I noodle around a lot and sometimes come up with something of fleeting interest. But my attempts to flesh these ideas out into full tunes has always flopped.

There is a magic there, some magic that I don't understand, but I can recognize when I hear it. And I know: I don't have it.

Jim
Jan-22-2011, 9:25pm
I find that new lessons,instructional videos and books lead me to create new music. Noodling mindlessly gets me there sometimes too though it is all too easy to forget the piece unless I'm at home & get right up and record the Idea. Getting a new instrument will often help me write something new, I feel many instruments have songs in them just waiting to come out, but this can be expensive creativity.

swampstomper
Jan-23-2011, 6:28am
One idea is to take a familiar tune and "modernize" it -- a good example is the composed tune Cherokee Shuffle (A), obviously beginning with the ideas from Lost Indian (D). The key was moved up (from a fiddler/mandolinist's perspective), making it brighter and less moody in the A part, a IV-chord added where it's only implied by one note in the original, the B part of Lost Indian would now be too high so was scrapped in favour of a new B part based on the movement to the IV chord. I'm not saying that's how Tommy Jackson composed it, but I wouldn't be surprised if his creative process was something like that -- after all he would know Lost Indian backwards and forwards, he was working in the more modern 1950's Nashville. (Of course, the name he chose also strongly suggests the influence.)
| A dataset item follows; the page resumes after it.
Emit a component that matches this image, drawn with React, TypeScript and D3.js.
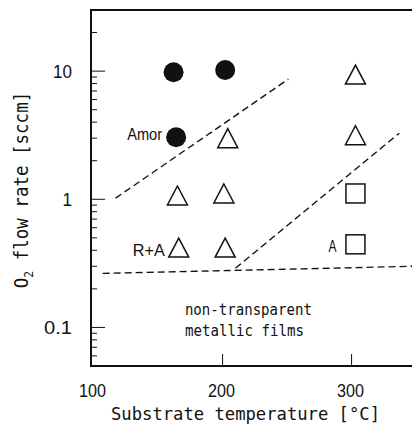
import React from "react";
import * as d3 from "d3";

// Deposition map: substrate temperature vs. O2 flow rate
// Filled circles: amorphous films
const amorT = [162, 202, 164];
const amorF = [9.8, 10.2, 3.05];
// Open triangles: rutile + anatase films
const triT = [165, 166, 204, 201, 202, 303, 303];
const triF = [1.07, 0.42, 3.0, 1.11, 0.42, 9.4, 3.16];
// Open squares: anatase films
const sqT = [303, 303];
const sqF = [1.11, 0.445];

// Dashed phase boundaries
const upperBoundT = [117, 251];
const upperBoundF = [1.02, 8.66];
const lowerBoundT = [210, 337];
const lowerBoundF = [0.29, 3.28];
const metalBoundT = [107, 347];
const metalBoundF = [0.264, 0.3];

// Axis ticks
const xTicks = [100, 200, 300];
const xTickLabels = ["100", "200", "300"];
const yMajorTicks = [0.1, 1, 10];
const yTickLabels = ["0.1", "1", "10"];

// Point annotations: [temperature, flow, label]
const pointLabelT = [164, 166, 303];
const pointLabelF = [3.05, 0.42, 0.445];
const pointLabels = ["Amor", "R+A", "A"];

const W = 412;
const H = 432;
const left = 91;
const top = 10;
const bottom = 366;

export default function App() {
  const x = d3.scaleLinear().domain([98, 348]).range([left, left + 250 * 1.29]);
  const y = d3.scaleLog().domain([0.05, 30]).range([bottom, top]);
  const right = x(348);

  const line = d3
    .line<[number, number]>()
    .x((d) => x(d[0]))
    .y((d) => y(d[1]));

  const minorTicks: number[] = [];
  for (let e = -2; e <= 1; e++) {
    for (let k = 2; k <= 9; k++) {
      const v = k * Math.pow(10, e);
      if (v > 0.05 && v < 30) minorTicks.push(v);
    }
  }

  const ink = "#111";
  const mono = "'DejaVu Sans Mono', monospace";
  const sans = "'Liberation Sans', Arial, sans-serif";

  const triPath = (cx: number, cy: number) =>
    `M${cx},${cy - 9.5}L${cx + 10},${cy + 9.5}L${cx - 10},${cy + 9.5}Z`;

  const bounds = [
    [upperBoundT, upperBoundF],
    [lowerBoundT, lowerBoundF],
    [metalBoundT, metalBoundF],
  ];

  return (
    <svg
      width={W}
      height={H}
      style={{ position: "absolute", left: 0, top: 0, background: "#fff" }}
    >
      {/* frame */}
      <rect
        x={left}
        y={top}
        width={right - left}
        height={bottom - top}
        fill="none"
        stroke={ink}
        strokeWidth={2}
      />

      {/* y ticks */}
      {minorTicks.map((v, i) => (
        <line key={"m" + i} x1={left} x2={left + 6} y1={y(v)} y2={y(v)} stroke={ink} strokeWidth={1} />
      ))}
      {yMajorTicks.map((v, i) => (
        <g key={"M" + i}>
          <line x1={left} x2={left + 14} y1={y(v)} y2={y(v)} stroke={ink} strokeWidth={1} />
          <text
            x={72}
            y={y(v) + 7}
            textAnchor="end"
            fontFamily={sans}
            fontSize={18}
            fill={ink}
            textLength={yTickLabels[i].length === 3 ? 28 : yTickLabels[i].length * 9.5}
            lengthAdjust="spacingAndGlyphs"
          >
            {yTickLabels[i]}
          </text>
        </g>
      ))}

      {/* x ticks */}
      {xTicks.map((t, i) => (
        <g key={"x" + i}>
          {x(t) - left > 4 && (
            <line x1={x(t)} x2={x(t)} y1={bottom} y2={bottom - 12} stroke={ink} strokeWidth={1} />
          )}
          <text
            x={x(t) - 14.5}
            y={397}
            fontFamily={sans}
            fontSize={18}
            fill={ink}
            textLength={27}
            lengthAdjust="spacingAndGlyphs"
          >
            {xTickLabels[i]}
          </text>
        </g>
      ))}

      {/* axis titles */}
      <text
        x={111}
        y={420}
        fontFamily={mono}
        fontSize={18}
        fill={ink}
        textLength={269}
        lengthAdjust="spacingAndGlyphs"
      >
        Substrate temperature [°C]
      </text>
      <g transform="translate(28,190) rotate(-90) scale(0.875,1)">
        <text x={0} y={0} textAnchor="middle" fontFamily={mono} fontSize={20} fill={ink}>
          O
          <tspan fontSize={13} dy={5}>2</tspan>
          <tspan dy={-5}> flow rate [sccm]</tspan>
        </text>
      </g>

      {/* boundaries */}
      {bounds.map(([ts, fs], i) => (
        <path
          key={"b" + i}
          d={line(ts.map((t, j) => [t, fs[j]] as [number, number])) || ""}
          fill="none"
          stroke={ink}
          strokeWidth={1.4}
          strokeDasharray="7,4"
        />
      ))}

      {/* markers */}
      {amorT.map((t, i) => (
        <circle key={"c" + i} cx={x(t)} cy={y(amorF[i])} r={10} fill={ink} />
      ))}
      {triT.map((t, i) => (
        <path
          key={"t" + i}
          d={triPath(x(t), y(triF[i]))}
          fill="none"
          stroke={ink}
          strokeWidth={1.5}
          strokeLinejoin="miter"
        />
      ))}
      {sqT.map((t, i) => (
        <rect
          key={"s" + i}
          x={x(t) - 9.5}
          y={y(sqF[i]) - 9.5}
          width={19}
          height={19}
          fill="none"
          stroke={ink}
          strokeWidth={1.5}
        />
      ))}

      {/* point labels */}
      {pointLabels.map((lab, i) => (
        <text
          key={"l" + i}
          x={x(pointLabelT[i]) - (lab === "A" ? 19 : 14)}
          y={y(pointLabelF[i]) + (lab === "Amor" ? 3 : 8)}
          textAnchor="end"
          fontFamily={sans}
          fontSize={16.5}
          fill={ink}
          textLength={lab === "Amor" ? 35 : lab === "R+A" ? 32 : 8}
          lengthAdjust="spacingAndGlyphs"
        >
          {lab}
        </text>
      ))}

      {/* region annotation */}
      <text
        x={x(170.8)}
        y={y(0.126)}
        fontFamily={mono}
        fontSize={15}
        fill={ink}
        textLength={127}
        lengthAdjust="spacingAndGlyphs"
      >
        non-transparent
      </text>
      <text
        x={x(170.8)}
        y={y(0.126) + 21.7}
        fontFamily={mono}
        fontSize={15}
        fill={ink}
        textLength={119}
        lengthAdjust="spacingAndGlyphs"
      >
        metallic films
      </text>
    </svg>
  );
}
Another idea is to "minorize" a tune. I have a nice version of MS Sawyer by Ralph Blizzard (old-time fiddler) where he morphs into Dm instead of D for a few verses. It's definitely a different tune! One Sally Goodin variation does it differently, using the relative minor (F#m) instead of the minor with the same root.

I liked the comment "I only play about 50 of Monroe's tunes", implying "well, if he only wrote 50 good tunes how important can he be?" (as a joke I am sure).